Tung Sri Muang Basketball Courts

Tung Sri Muang Basketball Courts

As I made my way passed the cement weight training station I heard and another hello and noticed it came from a Caucasian gentleman this time, I guess I wasn’t the only farang in the park.  He turned out to be a fellow American from Virginia. He was in Ubon with his wife, an Ubon native, visiting her family. Though he is from Virginia he lives and works as a teaching in Japan.

My intention had been to take some action to cease the noise erupting  from my stomach but it turned out I had a pleasant 45 minute conversation with my new friend. Though I have visited Tung Sri Muang many times during my tenure in Ubon I left on this day, as with every visit, feeling I had learned something new and added another memory to my library.

Tung Sri Muang Ubon Ratchathani holds on to it’s past and continues to provide the people of Ubon a sacred place in the center of town to host ceremonies and festivals. It had also added design and a place to get and keep fit. It is also a place for socializing, meeting old friends and making new friends. This might just be the social center of Ubon whether its impromptu or by design.

Go make a friend at and of Tung Sri Muang of Ubon Ratchathani Thailand today.

Comments

  1. Yeah, I was surpised to see all of the workout stations in the park when we went last.
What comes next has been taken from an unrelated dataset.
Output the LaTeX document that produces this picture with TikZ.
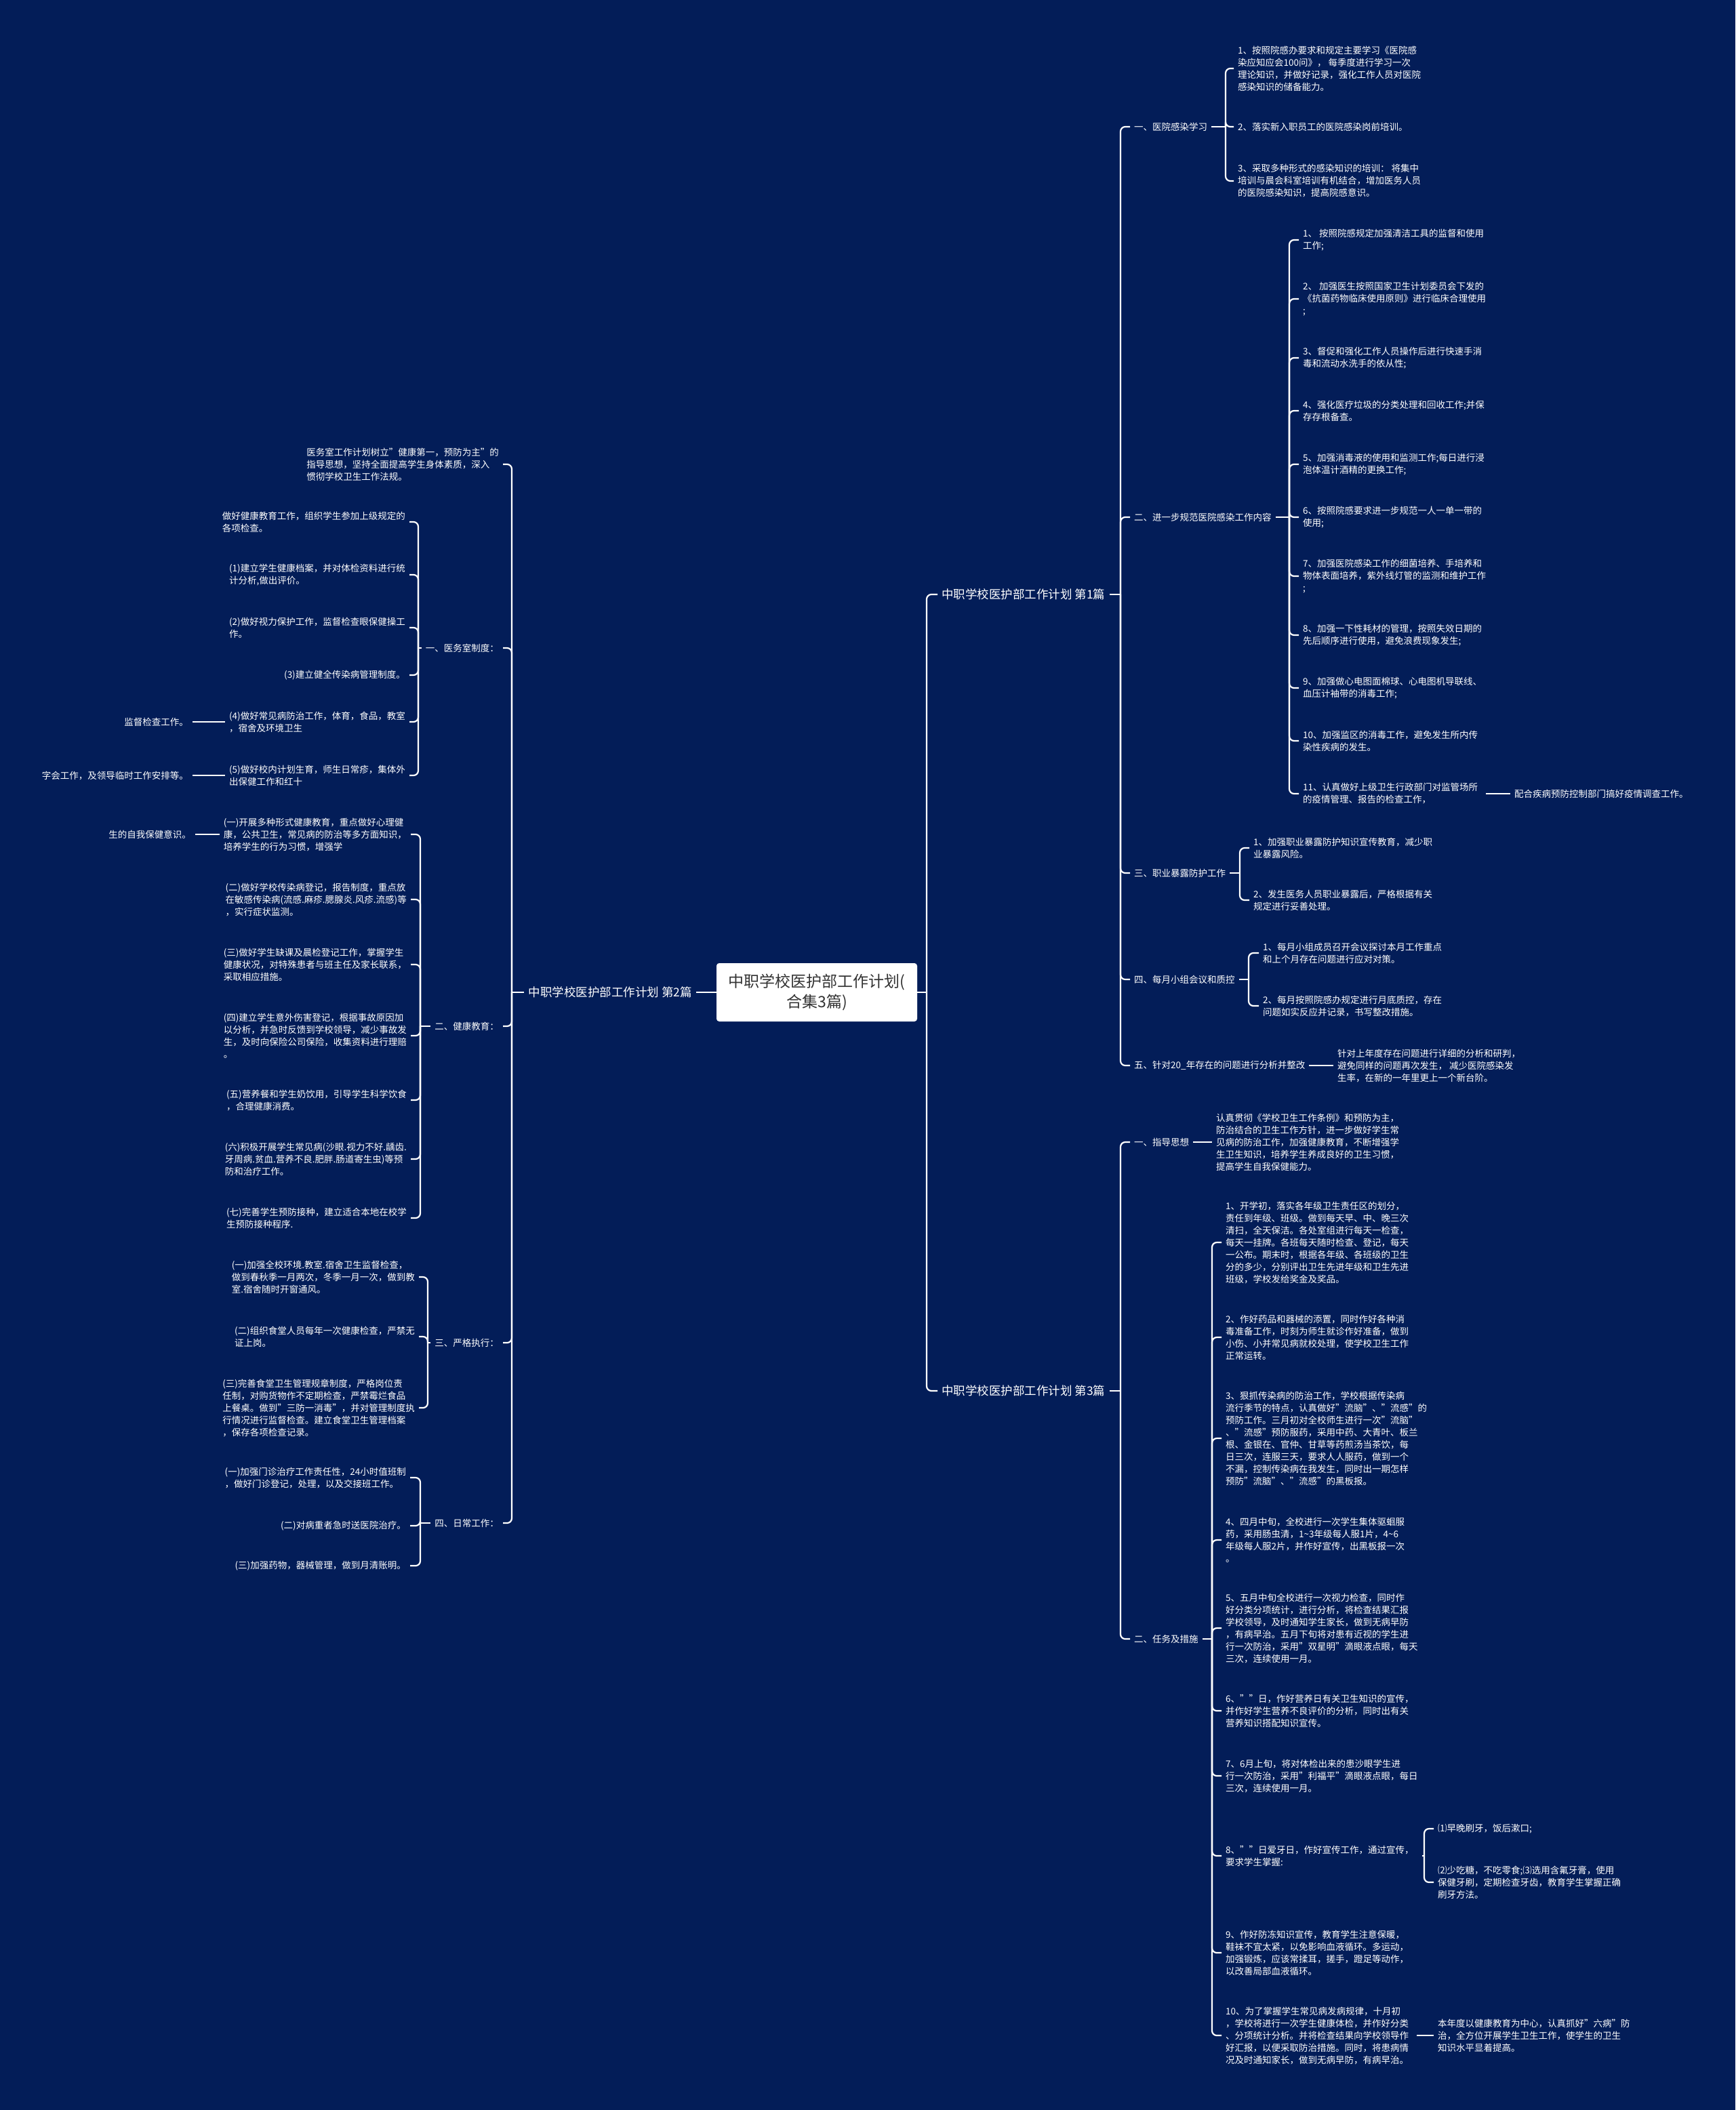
\documentclass[tikz,border=0pt]{standalone}
\usepackage{fontspec}
\setmainfont{Noto Sans CJK SC}
\usepackage{xcolor}
\usepackage{tikz}

\definecolor{mapbg}{HTML}{031D58}
\definecolor{hubtext}{HTML}{333333}

\begin{document}
\begin{tikzpicture}[
    x=1pt, y=-1pt,
    link/.style = {draw=white, line width=2.2pt, rounded corners=7pt},
    leaflink/.style = {link, shorten <=6pt},
    hub/.style  = {fill=white, rounded corners=4pt, minimum width=296pt,
                   minimum height=86pt, align=center, text=hubtext,
                   font=\fontsize{23}{30}\selectfont},
    part/.style = {text=white, inner xsep=6pt, font=\fontsize{17.5}{22}\selectfont},
    sec/.style  = {text=white, inner xsep=6pt, align=left,
                   font=\fontsize{13.5}{18}\selectfont}
  ]

  % background and page size
  \fill[mapbg] (0,0) rectangle (2560,3113);
  \useasboundingbox (0,0) rectangle (2560,3113);

  % ----------------------------------------------------------------
  % Centre node and the three parts
  % ----------------------------------------------------------------
  \node[hub] (hub) at (1205,1464) {中职学校医护部工作计划(\\合集3篇)};

  \node[part, anchor=west] (part1) at (1383,877)  {中职学校医护部工作计划 第1篇};
  \node[part, anchor=east] (part2) at (1027,1464) {中职学校医护部工作计划 第2篇};
  \node[part, anchor=west] (part3) at (1383,2052) {中职学校医护部工作计划 第3篇};

  \coordinate (t0) at (1367,1464);
  \draw[link] (hub.east) -- (t0);
  \foreach \p in {part1,part3}
    \draw[link] (t0) |- (\p.west);
  \draw[link] (part2.east) -- (hub.west);

  % ----------------------------------------------------------------
  % Part 1 (right, top)
  % ----------------------------------------------------------------
  \coordinate (t1) at (1653,877);
  \draw[link] (part1.east) -- (t1);
  \foreach \nm/\yy/\txt in {
      s11/187/{一、医院感染学习},
      s12/763/{二、进一步规范医院感染工作内容},
      s13/1288/{三、职业暴露防护工作},
      s14/1445/{四、每月小组会议和质控},
      s15/1572/{五、针对20\_年存在的问题进行分析并整改}}{
    \node[sec, anchor=west] (\nm) at (1667,\yy) {\txt};
    \draw[link] (t1) |- (\nm.west);
  }

  % 一、医院感染学习
  \coordinate (t11) at (1808,187);
  \draw[link] (s11.east) -- (t11);
  \foreach \nm/\yy/\txt in {
      s11i1/101/{1、按照院感办要求和规定主要学习《医院感\\染应知应会100问》， 每季度进行学习一次\\理论知识，并做好记录，强化工作人员对医院\\感染知识的储备能力。},
      s11i2/187/{2、落实新入职员工的医院感染岗前培训。},
      s11i3/267/{3、采取多种形式的感染知识的培训： 将集中\\培训与晨会科室培训有机结合，增加医务人员\\的医院感染知识，提高院感意识。}}{
    \node[sec, anchor=west] (\nm) at (1820,\yy) {\txt};
    \draw[link] (t11) |- (\nm.west);
  }

  % 二、进一步规范医院感染工作内容
  \coordinate (t12) at (1902,763);
  \draw[link] (s12.east) -- (t12);
  \foreach \nm/\yy/\txt in {
      s12i1/354/{1、 按照院感规定加强清洁工具的监督和使用\\工作;},
      s12i2/441/{2、 加强医生按照国家卫生计划委员会下发的\\《抗菌药物临床使用原则》进行临床合理使用\\;},
      s12i3/528/{3、督促和强化工作人员操作后进行快速手消\\毒和流动水洗手的依从性;},
      s12i4/606/{4、强化医疗垃圾的分类处理和回收工作;并保\\存存根备查。},
      s12i5/685/{5、加强消毒液的使用和监测工作;每日进行浸\\泡体温计酒精的更换工作;},
      s12i6/763/{6、按照院感要求进一步规范一人一单一带的\\使用;},
      s12i7/850/{7、加强医院感染工作的细菌培养、手培养和\\物体表面培养，紫外线灯管的监测和维护工作\\;},
      s12i8/937/{8、加强一下性耗材的管理，按照失效日期的\\先后顺序进行使用，避免浪费现象发生;},
      s12i9/1015/{9、加强做心电图面棉球、心电图机导联线、\\血压计袖带的消毒工作;},
      s12i10/1093/{10、加强监区的消毒工作，避免发生所内传\\染性疾病的发生。},
      s12i11/1171/{11、认真做好上级卫生行政部门对监管场所\\的疫情管理、报告的检查工作，}}{
    \node[sec, anchor=west] (\nm) at (1916,\yy) {\txt};
    \draw[link] (t12) |- (\nm.west);
  }
  \node[sec, anchor=west] (s12x) at (2228,1171) {配合疾病预防控制部门搞好疫情调查工作。};
  \draw[leaflink] (s12i11.east) -- (s12x.west);

  % 三、职业暴露防护工作
  \coordinate (t13) at (1829,1288);
  \draw[link] (s13.east) -- (t13);
  \foreach \nm/\yy/\txt in {
      s13i1/1251/{1、加强职业暴露防护知识宣传教育，减少职\\业暴露风险。},
      s13i2/1328/{2、发生医务人员职业暴露后，严格根据有关\\规定进行妥善处理。}}{
    \node[sec, anchor=west] (\nm) at (1843,\yy) {\txt};
    \draw[link] (t13) |- (\nm.west);
  }

  % 四、每月小组会议和质控
  \coordinate (t14) at (1842,1445);
  \draw[link] (s14.east) -- (t14);
  \foreach \nm/\yy/\txt in {
      s14i1/1406/{1、每月小组成员召开会议探讨本月工作重点\\和上个月存在问题进行应对对策。},
      s14i2/1484/{2、每月按照院感办规定进行月底质控，存在\\问题如实反应并记录，书写整改措施。}}{
    \node[sec, anchor=west] (\nm) at (1857,\yy) {\txt};
    \draw[link] (t14) |- (\nm.west);
  }

  % 五、针对20_年...
  \node[sec, anchor=west] (s15x) at (1967,1572)
        {针对上年度存在问题进行详细的分析和研判，\\避免同样的问题再次发生， 减少医院感染发\\生率，在新的一年里更上一个新台阶。};
  \draw[link] (s15.east) -- (s15x.west);

  % ----------------------------------------------------------------
  % Part 3 (right, bottom)
  % ----------------------------------------------------------------
  \coordinate (t3) at (1653,2052);
  \draw[link] (part3.east) -- (t3);
  \foreach \nm/\yy/\txt in {
      s31/1685/{一、指导思想},
      s32/2418/{二、任务及措施}}{
    \node[sec, anchor=west] (\nm) at (1667,\yy) {\txt};
    \draw[link] (t3) |- (\nm.west);
  }

  \node[sec, anchor=west] (s31x) at (1788,1685)
        {认真贯彻《学校卫生工作条例》和预防为主，\\防治结合的卫生工作方针，进一步做好学生常\\见病的防治工作，加强健康教育，不断增强学\\生卫生知识，培养学生养成良好的卫生习惯，\\提高学生自我保健能力。};
  \draw[link] (s31.east) -- (s31x.west);

  % 二、任务及措施
  \coordinate (t32) at (1788,2418);
  \draw[link] (s32.east) -- (t32);
  \foreach \nm/\yy/\txt in {
      s32i1/1833/{1、开学初，落实各年级卫生责任区的划分，\\责任到年级、班级。做到每天早、中、晚三次\\清扫，全天保洁。各处室组进行每天一检查，\\每天一挂牌。各班每天随时检查、登记，每天\\一公布。期末时，根据各年级、各班级的卫生\\分的多少，分别评出卫生先进年级和卫生先进\\班级，学校发给奖金及奖品。},
      s32i2/1973/{2、作好药品和器械的添置，同时作好各种消\\毒准备工作，时刻为师生就诊作好准备，做到\\小伤、小并常见病就校处理，使学校卫生工作\\正常运转。},
      s32i3/2122/{3、狠抓传染病的防治工作，学校根据传染病\\流行季节的特点，认真做好"流脑"、"流感"的\\预防工作。三月初对全校师生进行一次"流脑"\\、"流感"预防服药，采用中药、大青叶、板兰\\根、金银在、官仲、甘草等药煎汤当茶饮，每\\日三次，连服三天，要求人人服药，做到一个\\不漏，控制传染病在我发生，同时出一期怎样\\预防"流脑"、"流感"的黑板报。},
      s32i4/2272/{4、四月中旬，全校进行一次学生集体驱蛔服\\药，采用肠虫清，1\textasciitilde 3年级每人服1片，4\textasciitilde 6\\年级每人服2片，并作好宣传，出黑板报一次\\。},
      s32i5/2402/{5、五月中旬全校进行一次视力检查，同时作\\好分类分项统计，进行分析，将检查结果汇报\\学校领导，及时通知学生家长，做到无病早防\\，有病早治。五月下旬将对患有近视的学生进\\行一次防治，采用"双星明"滴眼液点眼，每天\\三次，连续使用一月。},
      s32i6/2524/{6、""日，作好营养日有关卫生知识的宣传，\\并作好学生营养不良评价的分析，同时出有关\\营养知识搭配知识宣传。},
      s32i7/2620/{7、6月上旬，将对体检出来的患沙眼学生进\\行一次防治，采用"利福平"滴眼液点眼，每日\\三次，连续使用一月。},
      s32i8/2738/{8、""日爱牙日，作好宣传工作，通过宣传，\\要求学生掌握:},
      s32i9/2881/{9、作好防冻知识宣传，教育学生注意保暖，\\鞋袜不宜太紧，以免影响血液循环。多运动，\\加强锻炼，应该常揉耳，搓手，蹬足等动作，\\以改善局部血液循环。},
      s32i10/3003/{10、为了掌握学生常见病发病规律，十月初\\，学校将进行一次学生健康体检，并作好分类\\、分项统计分析。并将检查结果向学校领导作\\好汇报，以便采取防治措施。同时，将患病情\\况及时通知家长，做到无病早防，有病早治。}}{
    \node[sec, anchor=west] (\nm) at (1802,\yy) {\txt};
    \draw[link] (t32) |- (\nm.west);
  }

  % sub items of item 8
  \coordinate (t328) at (2101,2738);
  \draw[leaflink] (s32i8.east) -- (t328);
  \foreach \nm/\yy/\txt in {
      s32i8a/2698/{⑴早晚刷牙，饭后漱口;},
      s32i8b/2777/{⑵少吃糖，不吃零食;⑶选用含氟牙膏，使用\\保健牙刷，定期检查牙齿，教育学生掌握正确\\刷牙方法。}}{
    \node[sec, anchor=west] (\nm) at (2115,\yy) {\txt};
    \draw[link] (t328) |- (\nm.west);
  }

  \node[sec, anchor=west] (s32x) at (2115,3003)
        {本年度以健康教育为中心，认真抓好"六病"防\\治，全方位开展学生卫生工作，使学生的卫生\\知识水平显着提高。};
  \draw[leaflink] (s32i10.east) -- (s32x.west);

  % ----------------------------------------------------------------
  % Part 2 (left side, children grow to the left)
  % ----------------------------------------------------------------
  \coordinate (t2) at (755,1464);
  \draw[link] (part2.west) -- (t2);
  \foreach \nm/\yy/\txt in {
      s20/685/{医务室工作计划树立"健康第一，预防为主"的\\指导思想，坚持全面提高学生身体素质，深入\\惯彻学校卫生工作法规。},
      s21/956/{一、医务室制度：},
      s22/1514/{二、健康教育：},
      s23/1981/{三、严格执行：},
      s24/2247/{四、日常工作：}}{
    \node[sec, anchor=east] (\nm) at (742,\yy) {\txt};
    \draw[link] (t2) |- (\nm.east);
  }

  % 一、医务室制度
  \coordinate (t21) at (617,956);
  \draw[link] (s21.west) -- (t21);
  \foreach \nm/\yy/\txt in {
      s21i0/770/{做好健康教育工作，组织学生参加上级规定的\\各项检查。},
      s21i1/848/{(1)建立学生健康档案，并对体检资料进行统\\计分析,做出评价。},
      s21i2/926/{(2)做好视力保护工作，监督检查眼保健操工\\作。},
      s21i3/996/{(3)建立健全传染病管理制度。},
      s21i4/1065/{(4)做好常见病防治工作，体育，食品，教室\\，宿舍及环境卫生},
      s21i5/1144/{(5)做好校内计划生育，师生日常疹，集体外\\出保健工作和红十}}{
    \node[sec, anchor=east] (\nm) at (604,\yy) {\txt};
    \draw[link] (t21) |- (\nm.east);
  }
  \node[sec, anchor=east] (s21x4) at (284,1065) {监督检查工作。};
  \node[sec, anchor=east] (s21x5) at (284,1144) {字会工作，及领导临时工作安排等。};
  \draw[link] (s21i4.west) -- (s21x4.east);
  \draw[link] (s21i5.west) -- (s21x5.east);

  % 二、健康教育
  \coordinate (t22) at (620,1514);
  \draw[link] (s22.west) -- (t22);
  \foreach \nm/\yy/\txt in {
      s22i1/1231/{(一)开展多种形式健康教育，重点做好心理健\\康，公共卫生，常见病的防治等多方面知识，\\培养学生的行为习惯，增强学},
      s22i2/1327/{(二)做好学校传染病登记，报告制度，重点放\\在敏感传染病(流感.麻疹.腮腺炎.风疹.流感)等\\，实行症状监测。},
      s22i3/1423/{(三)做好学生缺课及晨检登记工作，掌握学生\\健康状况，对特殊患者与班主任及家长联系，\\采取相应措施。},
      s22i4/1528/{(四)建立学生意外伤害登记，根据事故原因加\\以分析，并急时反馈到学校领导，减少事故发\\生，及时向保险公司保险，收集资料进行理赔\\。},
      s22i5/1623/{(五)营养餐和学生奶饮用，引导学生科学饮食\\，合理健康消费。},
      s22i6/1710/{(六)积极开展学生常见病(沙眼.视力不好.龋齿.\\牙周病.贫血.营养不良.肥胖.肠道寄生虫)等预\\防和治疗工作。},
      s22i7/1797/{(七)完善学生预防接种，建立适合本地在校学\\生预防接种程序.}}{
    \node[sec, anchor=east] (\nm) at (606,\yy) {\txt};
    \draw[link] (t22) |- (\nm.east);
  }
  \node[sec, anchor=east] (s22x1) at (288,1231) {生的自我保健意识。};
  \draw[link] (s22i1.west) -- (s22x1.east);

  % 三、严格执行
  \coordinate (t23) at (631,1981);
  \draw[link] (s23.west) -- (t23);
  \foreach \nm/\yy/\txt in {
      s23i1/1884/{(一)加强全校环境.教室.宿舍卫生监督检查，\\做到春秋季一月两次，冬季一月一次，做到教\\室.宿舍随时开窗通风。},
      s23i2/1972/{(二)组织食堂人员每年一次健康检查，严禁无\\证上岗。},
      s23i3/2077/{(三)完善食堂卫生管理规章制度，严格岗位责\\任制，对购货物作不定期检查，严禁霉烂食品\\上餐桌。做到"三防一消毒"，并对管理制度执\\行情况进行监督检查。建立食堂卫生管理档案\\，保存各项检查记录。}}{
    \node[sec, anchor=east] (\nm) at (618,\yy) {\txt};
    \draw[link] (t23) |- (\nm.east);
  }

  % 四、日常工作
  \coordinate (t24) at (620,2247);
  \draw[link] (s24.west) -- (t24);
  \foreach \nm/\yy/\txt in {
      s24i1/2180/{(一)加强门诊治疗工作责任性，24小时值班制\\，做好门诊登记，处理，以及交接班工作。},
      s24i2/2251/{(二)对病重者急时送医院治疗。},
      s24i3/2310/{(三)加强药物，器械管理，做到月清账明。}}{
    \node[sec, anchor=east] (\nm) at (605,\yy) {\txt};
    \draw[link] (t24) |- (\nm.east);
  }

\end{tikzpicture}
\end{document}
Certainly an evening gathering place with the stations, lanai (where we rode bike machines for an hour) and the corners of the park where they were doing aerobics and other group exercises. Good blog Darwin.

    p.s. the word “lanai” sooooo brings me back to Hawaii…I can feel the morning ocean breeze!

  2. I met the same people today Darwin at the water park and also had a nice conversation with them. They thought it was funny that i had already read about them on the internet!

  3. It’s definitely a small world when out and about in Ubon.

  4. Hey Guy,

    There seems to be most everything you would need for fitness at Tung Sri Muang. But if you are a serious fitness person I think you need to get there early in the day. As there is a large crowd in the evenings.

    Lanai is the word that came to mind which of course never was part of my vocabulary until my time in Hawaii. Could have used patio or there is a Thai word sala but lanai seemed appropriate.

    Thanks for the kind words.

    Semper Fi from an army guy.

  5. great place for just having a stroll at night, watching others exert themselves at the aerobics etc

  6. Scotty,
    Thanks for the comment. Yes you’ve got that right. Very interesting social interactions and community exercise gathering.

  7. Odyssey says:

    Your excellent writing and accompanying photos so bring me back to my childhood at Tung Sri Muang back in the early 70’s. From the ages 5-10, I was growing up in Ubon where my Thai father worked as a local employee at an American airbase. Can’t wait to go back later this year (2010) for a visit to experience my past and soak up sweet memories. Sobs.